Collected material:
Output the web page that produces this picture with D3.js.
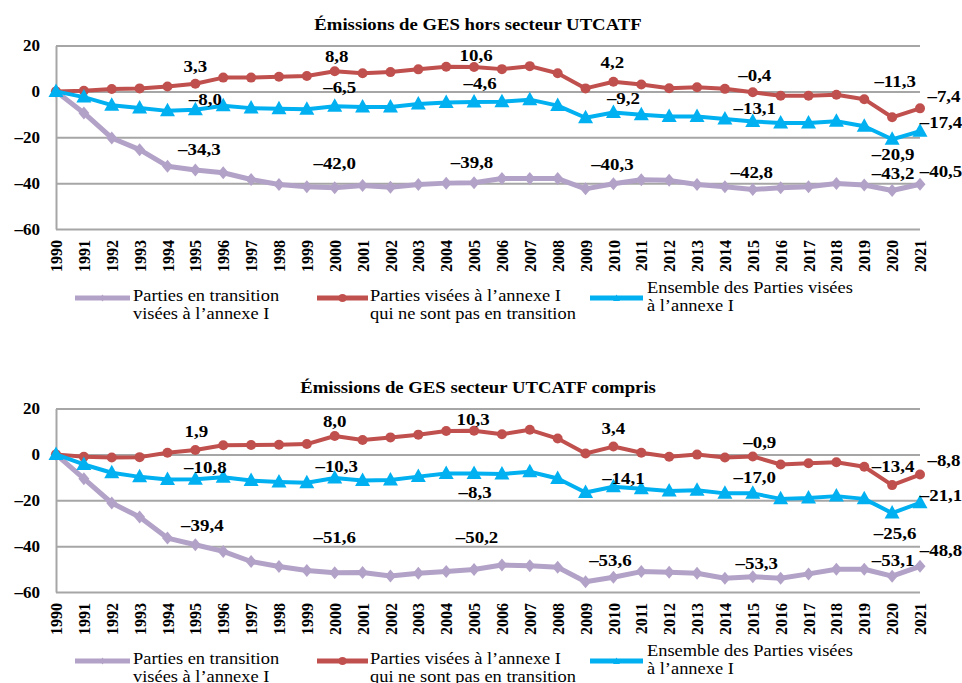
<!DOCTYPE html>
<html>
<head>
<meta charset="utf-8">
<script src="https://cdn.jsdelivr.net/npm/d3@7.9.0/dist/d3.min.js"></script>
<style>
  body { margin: 0; background: #fff; }
  svg text { font-family: "Liberation Serif", "Times New Roman", serif; }
</style>
</head>
<body>
<svg id="chart" width="962" height="683"></svg>
<script>
// --- data ---
const years = ["1990","1991","1992","1993","1994","1995","1996","1997","1998","1999",
  "2000","2001","2002","2003","2004","2005","2006","2007","2008","2009",
  "2010","2011","2012","2013","2014","2015","2016","2017","2018","2019","2020","2021"];
const yTicks = [-60, -40, -20, 0, 20];
const labelYears = ["1995", "2000", "2005", "2010", "2015", "2020", "2021"];

const titles = ["Émissions de GES hors secteur UTCATF", "Émissions de GES secteur UTCATF compris"];
const legendLabels = [
  ["Parties en transition", "visées à l’annexe I"],
  ["Parties visées à l’annexe I", "qui ne sont pas en transition"],
  ["Ensemble des Parties visées", "à l’annexe I"]
];

// hors UTCATF
const horsTransition = [0, -9.4, -20.3, -25.4, -32.6, -34.3, -35.5, -38.4, -40.6, -41.6, -42.0, -41.0, -41.8, -40.6, -40.0, -39.8,
  -38.0, -38.0, -38.0, -42.5, -40.3, -38.5, -38.8, -40.6, -41.6, -42.8, -42.0, -41.6, -40.2, -40.8, -43.2, -40.5];
const horsNonTransition = [0, 0.3, 1.0, 1.3, 2.1, 3.3, 6.0, 6.0, 6.4, 6.7, 8.8, 7.9, 8.4, 9.6, 10.7, 10.6,
  9.7, 11.0, 7.9, 1.3, 4.2, 3.0, 1.4, 1.8, 1.1, -0.4, -1.9, -1.9, -1.5, -3.4, -11.3, -7.4];
const horsEnsemble = [0, -2.5, -6.0, -7.2, -8.5, -8.0, -6.3, -7.3, -7.6, -7.8, -6.5, -6.8, -6.8, -5.5, -4.8, -4.6,
  -4.5, -3.6, -6.2, -11.5, -9.2, -10.2, -11.0, -11.0, -12.0, -13.1, -13.8, -13.8, -13.0, -15.2, -20.9, -17.4];

// UTCATF compris
const comprisTransition = [0, -10.6, -21.2, -27.3, -36.5, -39.4, -42.3, -46.7, -48.9, -50.6, -51.6, -51.5, -53.0, -51.8, -51.1, -50.2,
  -48.2, -48.6, -49.2, -55.5, -53.6, -51.1, -51.4, -51.8, -54.0, -53.3, -54.0, -52.1, -50.1, -50.1, -53.1, -48.8];
const comprisNonTransition = [0, -1.0, -1.4, -1.2, 0.7, 1.9, 4.0, 4.1, 4.2, 4.5, 8.0, 6.3, 7.4, 8.6, 10.2, 10.3,
  8.8, 10.7, 6.9, 0.4, 3.4, 0.7, -1.0, -0.1, -1.4, -0.9, -4.4, -3.9, -3.4, -5.4, -13.4, -8.8];
const comprisEnsemble = [0, -4.4, -8.0, -9.8, -11.0, -10.8, -10.0, -11.4, -12.0, -12.4, -10.3, -11.4, -11.2, -9.7, -8.3, -8.3,
  -8.6, -7.6, -10.5, -16.6, -14.1, -15.0, -16.0, -15.6, -17.0, -17.0, -19.4, -19.0, -18.2, -19.4, -25.6, -21.1];

// label nudges (dx, dy from the point) for each labelled year
const labelNudges = [
  [ // top panel: transition, non-transition, ensemble
    [[4,-21],[0,-25],[-2,-21],[-1,-20],[-1,-18],[1,-18],[21,-13]],
    [[0,-18],[2,-15],[2,-12],[-1,-20],[2,-17],[3,-36],[24,-12]],
    [[10,-11],[5,-19],[6,-19],[10,-15],[2,-14],[1,15],[21,-9]]
  ],
  [ // bottom panel
    [[7,-20],[0,-36],[3,-33],[-3,-17],[4,-14],[1,-16],[21,-16]],
    [[1,-19],[0,-15],[-1,-12],[0,-19],[7,-15],[1,-19],[24,-15]],
    [[10,-12],[2,-12],[1,18],[10,-9],[2,-16],[3,20],[21,-8]]
  ]
];

const colors = ["#B3A2C7", "#C0504D", "#00B0F0"];
const lineWidths = [5, 4, 4];
const serif = '"Liberation Serif", "Times New Roman", serif';

// --- helpers ---
const fmt = v => (v < 0 ? "–" : "") + Math.abs(v).toFixed(1).replace(".", ",");
const tickFmt = v => v === 0 ? "0" : (v < 0 ? "–" : "") + Math.abs(v);

// the source picture is a bit wider than tall, so text is stretched sideways
function putText(parent, px, py, str, size, sx, bold) {
  return parent.append("text")
    .attr("transform", `translate(${px},${py}) scale(${sx},1)`)
    .style("font-family", serif)
    .style("font-size", size + "px")
    .style("font-weight", bold ? "bold" : "normal")
    .text(str);
}

const diamond = { draw(ctx) { ctx.moveTo(0, -6.5); ctx.lineTo(5.5, 0); ctx.lineTo(0, 6.5); ctx.lineTo(-5.5, 0); ctx.closePath(); } };
const circle = { draw(ctx) { ctx.arc(0, 0, 5, 0, 2 * Math.PI); } };
const triangle = { draw(ctx) { ctx.moveTo(0, -8); ctx.lineTo(7.5, 5.5); ctx.lineTo(-7.5, 5.5); ctx.closePath(); } };
const smallDiamond = { draw(ctx) { ctx.moveTo(0, -3.5); ctx.lineTo(2.5, 0); ctx.lineTo(0, 3.5); ctx.lineTo(-2.5, 0); ctx.closePath(); } };
const smallCircle = { draw(ctx) { ctx.arc(0, 0, 4, 0, 2 * Math.PI); } };
const smallTriangle = { draw(ctx) { ctx.moveTo(0, -3.5); ctx.lineTo(3.5, 3); ctx.lineTo(-3.5, 3); ctx.closePath(); } };
const symbols = [diamond, circle, triangle];
const legendSymbols = [smallDiamond, smallCircle, smallTriangle];

const svg = d3.select("#chart");
const x = d3.scalePoint(years, [56, 920]);

function drawPanel(idx, off, seriesList) {
  const g = svg.append("g").attr("transform", `translate(0,${off})`);
  const y = d3.scaleLinear([-60, 20], [229, 45.5]);

  putText(g, 478, 30, titles[idx], 16, 1.17, true).attr("text-anchor", "middle");

  // y axis with gridlines
  const yAxis = g.append("g")
    .attr("transform", "translate(56,0)")
    .call(d3.axisLeft(y).tickValues(yTicks).tickFormat(tickFmt)
      .tickSize(-864).tickSizeOuter(0).tickPadding(16));
  yAxis.select(".domain").attr("stroke", "#a6a6a6").attr("stroke-width", 2);
  yAxis.selectAll(".tick line").attr("stroke", "#a6a6a6").attr("stroke-width", 2);
  yAxis.selectAll(".tick text")
    .attr("fill", "#000")
    .style("font-family", serif)
    .style("font-size", "17px").style("font-weight", "bold");

  // x axis with rotated years
  const xAxis = g.append("g")
    .attr("transform", "translate(0,229)")
    .call(d3.axisBottom(x).tickSize(0));
  xAxis.select(".domain").remove();
  xAxis.selectAll(".tick text")
    .attr("transform", "rotate(-90)")
    .attr("x", -11).attr("y", 0).attr("dy", "0.35em")
    .attr("fill", "#000")
    .style("text-anchor", "end")
    .style("font-family", serif)
    .style("font-size", "16px").style("font-weight", "bold");

  const line = d3.line().x((d, i) => x(years[i])).y(d => y(d));

  seriesList.forEach((vals, s) => {
    g.append("path")
      .datum(vals)
      .attr("d", line)
      .attr("fill", "none")
      .attr("stroke", colors[s])
      .attr("stroke-width", lineWidths[s])
      .attr("stroke-linejoin", "round");
    g.selectAll(null)
      .data(vals)
      .join("path")
      .attr("transform", (d, i) => `translate(${x(years[i])},${y(d)})`)
      .attr("d", d3.symbol(symbols[s]))
      .attr("fill", colors[s]);
  });

  // data labels
  seriesList.forEach((vals, s) => {
    labelYears.forEach((yr, k) => {
      const i = years.indexOf(yr);
      const [dx, dy] = labelNudges[idx][s][k];
      putText(g, x(yr) + dx, y(vals[i]) + dy, fmt(vals[i]), 17.5, 1.08, true)
        .attr("dy", "0.35em")
        .attr("text-anchor", "middle");
    });
  });

  // legend
  const legendPos = [[75, 130, 133, 0], [317, 368, 370, 0], [590, 643, 647, -8]];
  legendLabels.forEach((lines, s) => {
    const [x0, x1, tx, shift] = legendPos[s];
    const lg = g.append("g").attr("transform", "translate(0,298)");
    lg.append("line")
      .attr("x1", x0).attr("x2", x1)
      .attr("stroke", colors[s]).attr("stroke-width", 5);
    lg.append("path")
      .attr("transform", `translate(${(x0 + x1) / 2},0)`)
      .attr("d", d3.symbol(legendSymbols[s]))
      .attr("fill", colors[s]);
    lines.forEach((t, j) => {
      putText(lg, tx, shift + j * 18 + 3, t, 16, 1.15, false);
    });
  });
}

drawPanel(0, 0, [horsTransition, horsNonTransition, horsEnsemble]);
drawPanel(1, 363, [comprisTransition, comprisNonTransition, comprisEnsemble]);
</script>
</body>
</html>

Work to do:
Give again, word for word, every line from the top of the data above to the line holding "-15.2, -20.9, -17.4];", inclusive, with the pictures left out.

Written response:
Output the web page that produces this picture with D3.js.
<!DOCTYPE html>
<html>
<head>
<meta charset="utf-8">
<script src="https://cdn.jsdelivr.net/npm/d3@7.9.0/dist/d3.min.js"></script>
<style>
  body { margin: 0; background: #fff; }
  svg text { font-family: "Liberation Serif", "Times New Roman", serif; }
</style>
</head>
<body>
<svg id="chart" width="962" height="683"></svg>
<script>
// --- data ---
const years = ["1990","1991","1992","1993","1994","1995","1996","1997","1998","1999",
  "2000","2001","2002","2003","2004","2005","2006","2007","2008","2009",
  "2010","2011","2012","2013","2014","2015","2016","2017","2018","2019","2020","2021"];
const yTicks = [-60, -40, -20, 0, 20];
const labelYears = ["1995", "2000", "2005", "2010", "2015", "2020", "2021"];

const titles = ["Émissions de GES hors secteur UTCATF", "Émissions de GES secteur UTCATF compris"];
const legendLabels = [
  ["Parties en transition", "visées à l’annexe I"],
  ["Parties visées à l’annexe I", "qui ne sont pas en transition"],
  ["Ensemble des Parties visées", "à l’annexe I"]
];

// hors UTCATF
const horsTransition = [0, -9.4, -20.3, -25.4, -32.6, -34.3, -35.5, -38.4, -40.6, -41.6, -42.0, -41.0, -41.8, -40.6, -40.0, -39.8,
  -38.0, -38.0, -38.0, -42.5, -40.3, -38.5, -38.8, -40.6, -41.6, -42.8, -42.0, -41.6, -40.2, -40.8, -43.2, -40.5];
const horsNonTransition = [0, 0.3, 1.0, 1.3, 2.1, 3.3, 6.0, 6.0, 6.4, 6.7, 8.8, 7.9, 8.4, 9.6, 10.7, 10.6,
  9.7, 11.0, 7.9, 1.3, 4.2, 3.0, 1.4, 1.8, 1.1, -0.4, -1.9, -1.9, -1.5, -3.4, -11.3, -7.4];
const horsEnsemble = [0, -2.5, -6.0, -7.2, -8.5, -8.0, -6.3, -7.3, -7.6, -7.8, -6.5, -6.8, -6.8, -5.5, -4.8, -4.6,
  -4.5, -3.6, -6.2, -11.5, -9.2, -10.2, -11.0, -11.0, -12.0, -13.1, -13.8, -13.8, -13.0, -15.2, -20.9, -17.4];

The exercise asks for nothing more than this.